- **The request**: Locate all lines in the data below that hold "drawn" and show them.

+ + + + + + +

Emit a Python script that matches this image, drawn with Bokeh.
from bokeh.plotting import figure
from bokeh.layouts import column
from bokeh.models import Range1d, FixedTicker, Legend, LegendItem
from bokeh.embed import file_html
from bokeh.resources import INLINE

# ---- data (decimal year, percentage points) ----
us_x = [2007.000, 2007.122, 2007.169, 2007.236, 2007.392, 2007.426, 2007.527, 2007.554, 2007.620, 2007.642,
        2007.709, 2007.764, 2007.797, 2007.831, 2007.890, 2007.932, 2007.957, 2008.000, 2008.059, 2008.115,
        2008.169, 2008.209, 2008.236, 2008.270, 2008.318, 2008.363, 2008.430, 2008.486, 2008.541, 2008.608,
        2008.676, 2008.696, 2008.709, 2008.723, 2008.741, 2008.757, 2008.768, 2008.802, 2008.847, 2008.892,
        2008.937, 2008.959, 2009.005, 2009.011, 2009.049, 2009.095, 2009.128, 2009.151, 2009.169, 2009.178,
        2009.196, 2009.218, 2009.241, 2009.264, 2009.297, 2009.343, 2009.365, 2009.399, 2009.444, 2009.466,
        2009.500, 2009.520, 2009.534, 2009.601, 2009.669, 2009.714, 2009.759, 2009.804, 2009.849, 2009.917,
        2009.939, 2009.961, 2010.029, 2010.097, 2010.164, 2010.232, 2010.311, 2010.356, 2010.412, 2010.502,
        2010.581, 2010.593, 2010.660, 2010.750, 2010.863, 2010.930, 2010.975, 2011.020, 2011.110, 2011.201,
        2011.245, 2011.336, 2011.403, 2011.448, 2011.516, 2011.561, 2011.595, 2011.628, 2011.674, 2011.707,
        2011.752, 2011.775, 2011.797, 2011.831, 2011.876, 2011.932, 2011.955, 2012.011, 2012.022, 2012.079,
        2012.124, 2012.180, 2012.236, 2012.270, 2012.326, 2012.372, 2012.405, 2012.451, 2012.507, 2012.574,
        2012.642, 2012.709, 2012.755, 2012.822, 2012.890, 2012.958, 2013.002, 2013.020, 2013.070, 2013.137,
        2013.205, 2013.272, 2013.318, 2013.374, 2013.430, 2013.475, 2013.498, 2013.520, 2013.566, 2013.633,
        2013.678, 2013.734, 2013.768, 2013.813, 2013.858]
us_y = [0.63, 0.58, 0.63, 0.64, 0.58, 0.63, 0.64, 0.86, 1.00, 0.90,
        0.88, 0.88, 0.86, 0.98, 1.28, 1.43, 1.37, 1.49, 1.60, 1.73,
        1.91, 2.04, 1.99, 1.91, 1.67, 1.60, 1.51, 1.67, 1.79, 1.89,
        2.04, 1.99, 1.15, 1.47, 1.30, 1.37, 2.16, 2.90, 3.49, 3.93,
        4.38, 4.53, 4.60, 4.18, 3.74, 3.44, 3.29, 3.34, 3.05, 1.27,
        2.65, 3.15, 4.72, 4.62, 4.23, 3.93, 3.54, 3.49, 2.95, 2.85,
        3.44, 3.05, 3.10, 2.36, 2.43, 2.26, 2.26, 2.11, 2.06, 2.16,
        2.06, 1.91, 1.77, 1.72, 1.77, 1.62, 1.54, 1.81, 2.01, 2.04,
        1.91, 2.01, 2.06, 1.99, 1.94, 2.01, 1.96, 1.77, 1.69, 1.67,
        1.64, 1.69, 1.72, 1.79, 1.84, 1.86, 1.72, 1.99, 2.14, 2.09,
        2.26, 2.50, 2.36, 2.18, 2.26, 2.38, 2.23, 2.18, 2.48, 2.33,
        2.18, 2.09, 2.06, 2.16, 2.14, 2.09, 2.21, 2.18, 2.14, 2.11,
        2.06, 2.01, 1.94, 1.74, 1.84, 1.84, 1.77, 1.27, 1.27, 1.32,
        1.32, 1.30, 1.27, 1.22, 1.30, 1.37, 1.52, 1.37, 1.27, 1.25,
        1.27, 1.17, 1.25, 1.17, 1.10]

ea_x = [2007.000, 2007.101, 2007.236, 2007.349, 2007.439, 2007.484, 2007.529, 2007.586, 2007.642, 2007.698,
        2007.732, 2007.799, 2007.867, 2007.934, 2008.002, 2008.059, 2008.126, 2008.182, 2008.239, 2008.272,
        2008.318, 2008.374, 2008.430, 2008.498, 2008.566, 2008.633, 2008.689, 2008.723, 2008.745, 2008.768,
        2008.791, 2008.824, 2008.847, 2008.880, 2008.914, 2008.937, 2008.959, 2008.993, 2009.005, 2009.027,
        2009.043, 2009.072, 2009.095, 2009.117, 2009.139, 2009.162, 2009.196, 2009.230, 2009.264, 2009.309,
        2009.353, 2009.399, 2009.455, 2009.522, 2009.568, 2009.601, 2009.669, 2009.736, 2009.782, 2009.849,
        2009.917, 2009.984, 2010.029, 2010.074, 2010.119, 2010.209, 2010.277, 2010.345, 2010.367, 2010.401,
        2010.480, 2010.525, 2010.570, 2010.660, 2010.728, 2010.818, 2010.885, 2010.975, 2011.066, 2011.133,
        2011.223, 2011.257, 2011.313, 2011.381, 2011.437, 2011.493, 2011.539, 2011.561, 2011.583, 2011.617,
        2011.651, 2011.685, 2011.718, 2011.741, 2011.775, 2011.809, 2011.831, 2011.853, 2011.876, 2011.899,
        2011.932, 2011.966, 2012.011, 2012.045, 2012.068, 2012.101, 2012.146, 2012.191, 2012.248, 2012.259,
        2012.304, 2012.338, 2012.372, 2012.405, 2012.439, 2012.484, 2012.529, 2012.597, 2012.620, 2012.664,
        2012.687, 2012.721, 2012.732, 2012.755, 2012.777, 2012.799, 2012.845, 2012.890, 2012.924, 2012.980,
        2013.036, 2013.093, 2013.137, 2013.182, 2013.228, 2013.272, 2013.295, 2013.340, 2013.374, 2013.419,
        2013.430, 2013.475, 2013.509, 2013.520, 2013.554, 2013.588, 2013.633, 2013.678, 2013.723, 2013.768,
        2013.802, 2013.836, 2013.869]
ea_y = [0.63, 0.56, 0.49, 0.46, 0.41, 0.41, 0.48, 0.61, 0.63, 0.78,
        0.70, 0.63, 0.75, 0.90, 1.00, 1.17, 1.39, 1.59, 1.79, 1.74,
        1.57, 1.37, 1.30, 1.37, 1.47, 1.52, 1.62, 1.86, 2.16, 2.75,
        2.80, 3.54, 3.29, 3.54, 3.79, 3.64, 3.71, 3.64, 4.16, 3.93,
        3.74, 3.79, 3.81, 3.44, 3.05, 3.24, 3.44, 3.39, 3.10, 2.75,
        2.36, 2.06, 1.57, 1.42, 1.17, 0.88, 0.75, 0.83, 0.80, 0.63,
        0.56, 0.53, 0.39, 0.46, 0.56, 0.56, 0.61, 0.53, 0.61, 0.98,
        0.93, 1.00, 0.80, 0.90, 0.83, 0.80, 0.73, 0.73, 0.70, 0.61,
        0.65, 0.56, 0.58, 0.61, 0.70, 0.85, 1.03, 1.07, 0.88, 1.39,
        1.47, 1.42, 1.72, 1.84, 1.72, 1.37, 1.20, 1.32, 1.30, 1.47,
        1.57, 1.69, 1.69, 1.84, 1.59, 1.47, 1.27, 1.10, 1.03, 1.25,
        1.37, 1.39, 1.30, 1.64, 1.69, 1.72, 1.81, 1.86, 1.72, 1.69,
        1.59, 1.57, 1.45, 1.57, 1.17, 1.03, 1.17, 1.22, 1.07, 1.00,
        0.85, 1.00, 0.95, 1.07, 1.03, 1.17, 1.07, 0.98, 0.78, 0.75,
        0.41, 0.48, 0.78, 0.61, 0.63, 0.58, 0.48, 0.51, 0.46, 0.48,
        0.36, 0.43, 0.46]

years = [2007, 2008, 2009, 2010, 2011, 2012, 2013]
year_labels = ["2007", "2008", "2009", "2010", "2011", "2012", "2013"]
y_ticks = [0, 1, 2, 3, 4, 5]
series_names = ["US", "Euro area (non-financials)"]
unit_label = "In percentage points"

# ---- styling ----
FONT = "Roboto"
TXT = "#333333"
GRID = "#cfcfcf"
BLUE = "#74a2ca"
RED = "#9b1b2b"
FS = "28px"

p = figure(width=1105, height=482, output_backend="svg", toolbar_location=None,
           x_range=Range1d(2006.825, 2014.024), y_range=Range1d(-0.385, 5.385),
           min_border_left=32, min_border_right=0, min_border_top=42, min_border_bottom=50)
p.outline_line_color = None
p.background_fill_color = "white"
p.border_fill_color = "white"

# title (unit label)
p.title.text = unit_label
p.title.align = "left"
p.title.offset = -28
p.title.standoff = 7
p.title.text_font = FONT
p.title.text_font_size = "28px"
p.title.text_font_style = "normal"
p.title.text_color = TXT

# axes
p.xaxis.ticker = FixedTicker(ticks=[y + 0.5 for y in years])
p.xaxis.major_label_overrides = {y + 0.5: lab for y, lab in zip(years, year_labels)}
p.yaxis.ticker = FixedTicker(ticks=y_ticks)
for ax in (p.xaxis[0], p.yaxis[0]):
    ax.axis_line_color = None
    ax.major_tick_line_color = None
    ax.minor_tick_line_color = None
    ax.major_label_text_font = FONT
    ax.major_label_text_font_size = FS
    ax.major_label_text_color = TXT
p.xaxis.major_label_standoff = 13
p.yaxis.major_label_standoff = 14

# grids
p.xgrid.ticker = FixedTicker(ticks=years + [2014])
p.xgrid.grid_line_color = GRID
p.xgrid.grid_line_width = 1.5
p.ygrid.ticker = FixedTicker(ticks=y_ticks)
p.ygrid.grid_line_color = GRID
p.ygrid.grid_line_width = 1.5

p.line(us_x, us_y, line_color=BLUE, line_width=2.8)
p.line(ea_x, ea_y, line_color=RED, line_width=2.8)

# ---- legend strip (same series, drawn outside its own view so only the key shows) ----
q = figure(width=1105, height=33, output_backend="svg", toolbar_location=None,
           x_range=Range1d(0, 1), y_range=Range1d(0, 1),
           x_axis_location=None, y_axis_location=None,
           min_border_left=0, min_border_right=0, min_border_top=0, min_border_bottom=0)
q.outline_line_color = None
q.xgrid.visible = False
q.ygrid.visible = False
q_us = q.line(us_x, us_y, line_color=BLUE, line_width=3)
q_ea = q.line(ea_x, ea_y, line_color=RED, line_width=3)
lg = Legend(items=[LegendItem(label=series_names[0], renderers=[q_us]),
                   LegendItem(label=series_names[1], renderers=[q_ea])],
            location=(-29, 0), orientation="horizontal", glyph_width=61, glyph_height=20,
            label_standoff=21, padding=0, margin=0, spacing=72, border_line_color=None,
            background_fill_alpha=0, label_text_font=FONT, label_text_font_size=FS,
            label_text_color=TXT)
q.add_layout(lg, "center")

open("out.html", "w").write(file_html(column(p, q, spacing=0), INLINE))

+ + + + + + +

- **Problem solution**:
Emit a Python script that matches this image, drawn with Bokeh.
# ---- legend strip (same series, drawn outside its own view so only the key shows) ----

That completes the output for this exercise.